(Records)
● ● ● ● ●

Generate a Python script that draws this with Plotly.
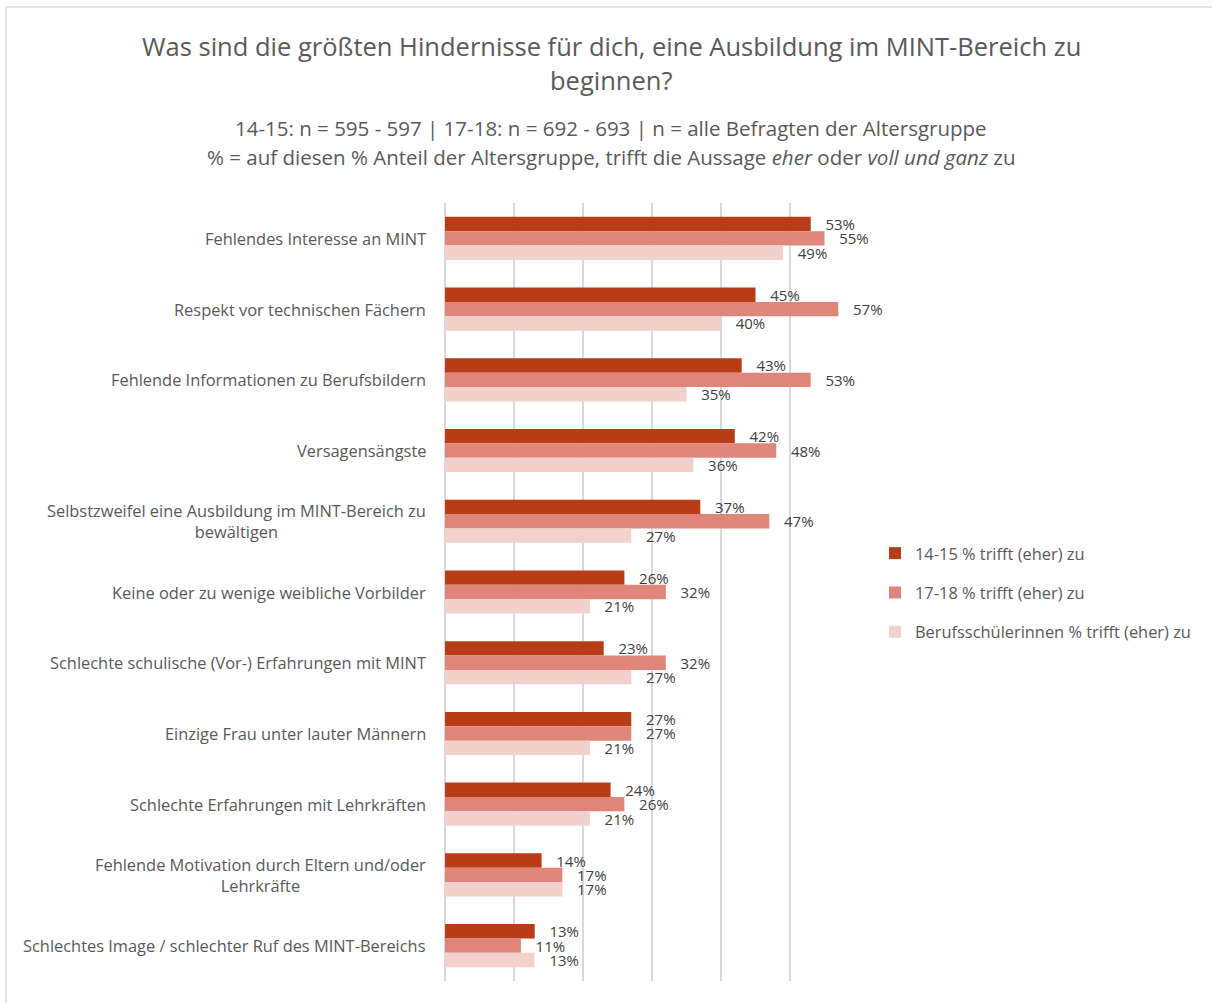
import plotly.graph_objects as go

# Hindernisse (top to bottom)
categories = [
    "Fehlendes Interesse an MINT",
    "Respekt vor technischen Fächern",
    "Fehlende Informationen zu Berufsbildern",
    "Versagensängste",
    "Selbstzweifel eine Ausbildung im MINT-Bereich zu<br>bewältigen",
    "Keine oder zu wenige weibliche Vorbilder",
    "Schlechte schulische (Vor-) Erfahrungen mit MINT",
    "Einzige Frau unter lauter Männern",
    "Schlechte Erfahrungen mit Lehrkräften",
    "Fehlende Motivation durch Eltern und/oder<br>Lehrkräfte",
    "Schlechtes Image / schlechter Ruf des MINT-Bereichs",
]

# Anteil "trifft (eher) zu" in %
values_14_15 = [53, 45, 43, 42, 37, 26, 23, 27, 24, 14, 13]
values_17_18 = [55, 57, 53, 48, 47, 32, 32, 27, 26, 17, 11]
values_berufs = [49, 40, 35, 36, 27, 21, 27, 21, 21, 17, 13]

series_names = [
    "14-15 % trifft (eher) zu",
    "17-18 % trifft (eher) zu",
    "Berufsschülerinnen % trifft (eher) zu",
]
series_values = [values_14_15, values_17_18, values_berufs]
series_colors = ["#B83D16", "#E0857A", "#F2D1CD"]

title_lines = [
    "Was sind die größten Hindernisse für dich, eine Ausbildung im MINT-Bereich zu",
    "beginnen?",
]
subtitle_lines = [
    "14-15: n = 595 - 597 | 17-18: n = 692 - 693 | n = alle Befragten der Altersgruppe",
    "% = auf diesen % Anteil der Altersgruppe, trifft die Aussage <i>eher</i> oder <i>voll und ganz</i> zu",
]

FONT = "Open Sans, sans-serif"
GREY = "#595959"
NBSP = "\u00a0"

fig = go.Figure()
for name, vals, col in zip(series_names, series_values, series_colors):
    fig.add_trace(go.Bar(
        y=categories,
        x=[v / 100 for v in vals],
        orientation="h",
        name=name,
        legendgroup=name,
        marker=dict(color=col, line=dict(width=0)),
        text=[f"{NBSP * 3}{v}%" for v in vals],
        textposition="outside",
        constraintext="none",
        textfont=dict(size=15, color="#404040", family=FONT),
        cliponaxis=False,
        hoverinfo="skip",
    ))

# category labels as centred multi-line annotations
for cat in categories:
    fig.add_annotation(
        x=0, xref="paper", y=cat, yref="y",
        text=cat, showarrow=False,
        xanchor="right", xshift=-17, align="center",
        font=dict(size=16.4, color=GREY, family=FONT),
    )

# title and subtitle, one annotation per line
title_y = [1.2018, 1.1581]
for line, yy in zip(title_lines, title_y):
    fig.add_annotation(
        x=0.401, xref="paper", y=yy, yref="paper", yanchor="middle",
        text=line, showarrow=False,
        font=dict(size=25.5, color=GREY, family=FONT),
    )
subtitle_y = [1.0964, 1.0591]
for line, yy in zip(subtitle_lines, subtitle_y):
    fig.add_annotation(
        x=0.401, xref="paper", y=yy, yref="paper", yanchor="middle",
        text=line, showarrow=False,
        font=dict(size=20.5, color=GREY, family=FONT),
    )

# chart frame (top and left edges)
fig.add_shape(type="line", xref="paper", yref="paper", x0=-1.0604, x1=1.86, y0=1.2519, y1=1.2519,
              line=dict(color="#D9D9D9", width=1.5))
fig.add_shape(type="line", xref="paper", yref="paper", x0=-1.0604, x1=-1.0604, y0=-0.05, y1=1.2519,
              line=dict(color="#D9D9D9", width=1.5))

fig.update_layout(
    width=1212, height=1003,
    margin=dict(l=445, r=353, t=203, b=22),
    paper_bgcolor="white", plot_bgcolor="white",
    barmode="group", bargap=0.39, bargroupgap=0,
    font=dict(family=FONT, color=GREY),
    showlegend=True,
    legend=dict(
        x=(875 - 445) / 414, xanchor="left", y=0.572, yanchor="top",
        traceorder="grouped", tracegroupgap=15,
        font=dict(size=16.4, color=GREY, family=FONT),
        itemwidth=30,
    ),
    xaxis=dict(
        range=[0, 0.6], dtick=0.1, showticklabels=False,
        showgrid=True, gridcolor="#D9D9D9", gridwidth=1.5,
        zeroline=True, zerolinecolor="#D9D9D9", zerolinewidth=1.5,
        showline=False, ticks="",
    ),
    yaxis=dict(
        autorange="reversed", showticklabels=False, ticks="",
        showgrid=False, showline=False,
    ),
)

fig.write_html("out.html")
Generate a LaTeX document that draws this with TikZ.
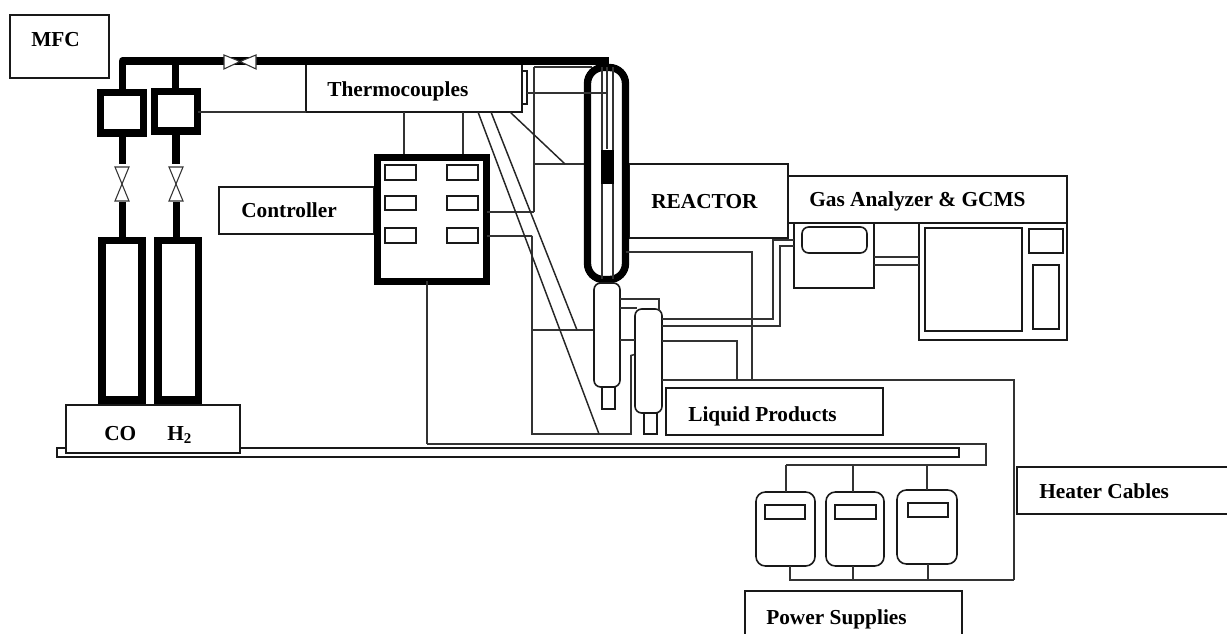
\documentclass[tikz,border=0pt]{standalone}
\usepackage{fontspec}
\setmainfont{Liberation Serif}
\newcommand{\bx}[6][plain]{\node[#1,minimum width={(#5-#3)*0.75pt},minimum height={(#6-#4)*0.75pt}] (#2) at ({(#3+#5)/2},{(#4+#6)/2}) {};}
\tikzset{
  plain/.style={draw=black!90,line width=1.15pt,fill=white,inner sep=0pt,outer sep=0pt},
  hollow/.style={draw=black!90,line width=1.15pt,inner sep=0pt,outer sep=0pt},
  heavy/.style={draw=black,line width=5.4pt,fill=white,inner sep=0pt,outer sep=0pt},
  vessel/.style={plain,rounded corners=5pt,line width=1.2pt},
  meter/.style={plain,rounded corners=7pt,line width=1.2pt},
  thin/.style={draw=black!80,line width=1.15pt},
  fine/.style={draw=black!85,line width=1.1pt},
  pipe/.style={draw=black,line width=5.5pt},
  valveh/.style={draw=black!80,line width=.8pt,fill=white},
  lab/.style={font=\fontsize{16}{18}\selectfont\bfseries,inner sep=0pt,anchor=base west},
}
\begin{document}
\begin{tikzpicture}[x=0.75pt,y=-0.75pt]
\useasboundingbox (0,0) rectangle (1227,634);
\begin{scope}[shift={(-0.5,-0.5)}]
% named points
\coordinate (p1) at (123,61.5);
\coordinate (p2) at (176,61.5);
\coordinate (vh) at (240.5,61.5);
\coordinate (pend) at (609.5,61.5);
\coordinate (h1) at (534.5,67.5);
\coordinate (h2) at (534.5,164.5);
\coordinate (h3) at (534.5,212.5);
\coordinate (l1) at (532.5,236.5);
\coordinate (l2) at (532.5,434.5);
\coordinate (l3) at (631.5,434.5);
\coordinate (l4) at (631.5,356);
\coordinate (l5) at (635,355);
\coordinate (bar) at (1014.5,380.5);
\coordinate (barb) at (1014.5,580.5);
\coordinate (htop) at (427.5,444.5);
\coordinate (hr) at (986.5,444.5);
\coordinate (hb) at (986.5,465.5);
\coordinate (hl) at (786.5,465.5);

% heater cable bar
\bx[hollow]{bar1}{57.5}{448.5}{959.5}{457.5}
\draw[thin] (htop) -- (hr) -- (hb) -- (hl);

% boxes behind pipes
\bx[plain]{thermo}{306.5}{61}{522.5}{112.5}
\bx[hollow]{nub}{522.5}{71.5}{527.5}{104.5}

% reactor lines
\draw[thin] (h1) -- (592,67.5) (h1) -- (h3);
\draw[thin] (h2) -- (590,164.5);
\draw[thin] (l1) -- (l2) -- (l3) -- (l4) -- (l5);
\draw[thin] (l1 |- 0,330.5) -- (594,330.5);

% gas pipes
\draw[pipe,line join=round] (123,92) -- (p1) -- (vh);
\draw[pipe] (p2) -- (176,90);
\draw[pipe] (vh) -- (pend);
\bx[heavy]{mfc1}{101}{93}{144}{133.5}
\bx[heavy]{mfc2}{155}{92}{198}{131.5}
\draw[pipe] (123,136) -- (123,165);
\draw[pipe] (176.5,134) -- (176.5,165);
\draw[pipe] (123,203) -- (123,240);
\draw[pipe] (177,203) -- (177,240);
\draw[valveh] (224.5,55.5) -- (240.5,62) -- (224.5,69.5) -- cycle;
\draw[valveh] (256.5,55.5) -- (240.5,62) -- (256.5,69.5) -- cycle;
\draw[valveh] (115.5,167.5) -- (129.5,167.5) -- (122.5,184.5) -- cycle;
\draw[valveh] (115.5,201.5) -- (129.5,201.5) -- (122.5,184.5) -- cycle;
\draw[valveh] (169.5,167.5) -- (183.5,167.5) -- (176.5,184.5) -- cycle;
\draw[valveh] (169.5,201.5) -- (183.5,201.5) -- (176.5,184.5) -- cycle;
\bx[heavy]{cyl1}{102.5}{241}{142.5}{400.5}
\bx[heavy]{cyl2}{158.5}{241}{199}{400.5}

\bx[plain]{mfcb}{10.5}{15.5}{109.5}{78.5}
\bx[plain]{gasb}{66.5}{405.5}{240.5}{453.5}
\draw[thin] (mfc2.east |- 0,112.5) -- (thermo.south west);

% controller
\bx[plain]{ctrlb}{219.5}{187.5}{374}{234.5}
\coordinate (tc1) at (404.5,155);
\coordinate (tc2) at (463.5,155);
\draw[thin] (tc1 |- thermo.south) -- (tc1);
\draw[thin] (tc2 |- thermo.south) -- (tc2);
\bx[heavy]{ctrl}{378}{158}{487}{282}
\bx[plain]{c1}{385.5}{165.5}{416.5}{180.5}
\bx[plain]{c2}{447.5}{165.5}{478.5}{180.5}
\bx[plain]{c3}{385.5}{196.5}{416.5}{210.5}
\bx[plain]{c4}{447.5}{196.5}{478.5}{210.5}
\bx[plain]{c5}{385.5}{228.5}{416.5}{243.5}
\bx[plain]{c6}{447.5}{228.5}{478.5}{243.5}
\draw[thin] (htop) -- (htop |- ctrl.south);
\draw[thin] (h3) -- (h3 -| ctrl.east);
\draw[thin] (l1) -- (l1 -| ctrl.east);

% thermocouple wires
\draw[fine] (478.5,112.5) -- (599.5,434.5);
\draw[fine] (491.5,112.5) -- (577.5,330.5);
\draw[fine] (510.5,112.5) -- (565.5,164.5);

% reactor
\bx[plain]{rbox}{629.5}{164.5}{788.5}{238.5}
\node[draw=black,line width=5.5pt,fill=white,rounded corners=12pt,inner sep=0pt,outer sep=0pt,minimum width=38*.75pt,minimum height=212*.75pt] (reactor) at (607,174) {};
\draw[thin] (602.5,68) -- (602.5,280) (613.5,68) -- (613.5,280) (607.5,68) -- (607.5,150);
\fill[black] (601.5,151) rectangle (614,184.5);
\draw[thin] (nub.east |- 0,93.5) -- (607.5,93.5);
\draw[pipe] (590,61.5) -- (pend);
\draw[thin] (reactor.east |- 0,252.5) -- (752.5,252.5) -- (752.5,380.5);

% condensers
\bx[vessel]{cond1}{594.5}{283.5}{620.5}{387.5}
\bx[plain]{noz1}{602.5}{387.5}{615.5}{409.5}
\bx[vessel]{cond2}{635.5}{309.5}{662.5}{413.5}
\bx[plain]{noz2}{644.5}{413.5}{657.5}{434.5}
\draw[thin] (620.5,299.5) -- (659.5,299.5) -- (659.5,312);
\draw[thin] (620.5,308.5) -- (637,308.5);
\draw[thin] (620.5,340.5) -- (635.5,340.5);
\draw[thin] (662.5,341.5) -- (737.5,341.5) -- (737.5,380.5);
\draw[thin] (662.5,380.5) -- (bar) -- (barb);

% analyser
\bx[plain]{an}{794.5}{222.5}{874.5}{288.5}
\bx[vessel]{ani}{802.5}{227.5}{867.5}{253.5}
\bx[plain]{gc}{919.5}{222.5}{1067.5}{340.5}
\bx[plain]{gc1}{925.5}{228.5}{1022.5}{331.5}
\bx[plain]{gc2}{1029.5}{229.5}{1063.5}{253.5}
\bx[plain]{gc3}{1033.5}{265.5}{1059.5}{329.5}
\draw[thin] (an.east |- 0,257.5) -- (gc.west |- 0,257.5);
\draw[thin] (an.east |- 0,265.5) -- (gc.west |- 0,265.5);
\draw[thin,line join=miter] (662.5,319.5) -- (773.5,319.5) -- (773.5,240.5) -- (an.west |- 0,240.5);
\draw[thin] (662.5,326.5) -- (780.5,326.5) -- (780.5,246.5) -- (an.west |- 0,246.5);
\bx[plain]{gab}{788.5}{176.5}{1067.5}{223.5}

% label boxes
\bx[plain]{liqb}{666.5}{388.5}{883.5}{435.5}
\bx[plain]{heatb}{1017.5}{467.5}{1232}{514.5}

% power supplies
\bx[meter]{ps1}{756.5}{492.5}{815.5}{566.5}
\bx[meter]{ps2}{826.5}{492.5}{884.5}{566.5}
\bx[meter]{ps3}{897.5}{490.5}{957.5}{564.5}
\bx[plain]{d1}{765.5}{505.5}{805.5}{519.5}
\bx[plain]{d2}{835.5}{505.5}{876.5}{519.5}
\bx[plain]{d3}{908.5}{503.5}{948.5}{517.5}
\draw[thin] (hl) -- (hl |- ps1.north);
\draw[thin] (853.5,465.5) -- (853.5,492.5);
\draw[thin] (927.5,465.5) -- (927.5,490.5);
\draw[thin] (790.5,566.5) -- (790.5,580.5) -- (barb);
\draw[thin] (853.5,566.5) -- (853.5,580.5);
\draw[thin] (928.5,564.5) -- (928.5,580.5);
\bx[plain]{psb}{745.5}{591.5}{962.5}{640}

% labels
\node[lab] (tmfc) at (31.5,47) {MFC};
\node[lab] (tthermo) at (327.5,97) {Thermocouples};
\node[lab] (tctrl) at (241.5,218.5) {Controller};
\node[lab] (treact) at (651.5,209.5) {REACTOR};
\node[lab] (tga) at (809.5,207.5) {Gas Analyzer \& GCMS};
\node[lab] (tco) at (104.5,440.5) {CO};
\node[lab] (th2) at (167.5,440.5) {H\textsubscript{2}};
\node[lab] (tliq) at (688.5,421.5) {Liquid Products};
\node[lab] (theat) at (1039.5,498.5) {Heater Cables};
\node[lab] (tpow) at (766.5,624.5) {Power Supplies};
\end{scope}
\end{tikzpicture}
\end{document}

● ● ● ● ●

Aim
From the first line of the entries above down to the line holding "import plotly.graph_objects as go", quote each line exactly and nothing else, skipping pictures.

Complete response
Generate a Python script that draws this with Plotly.
import plotly.graph_objects as go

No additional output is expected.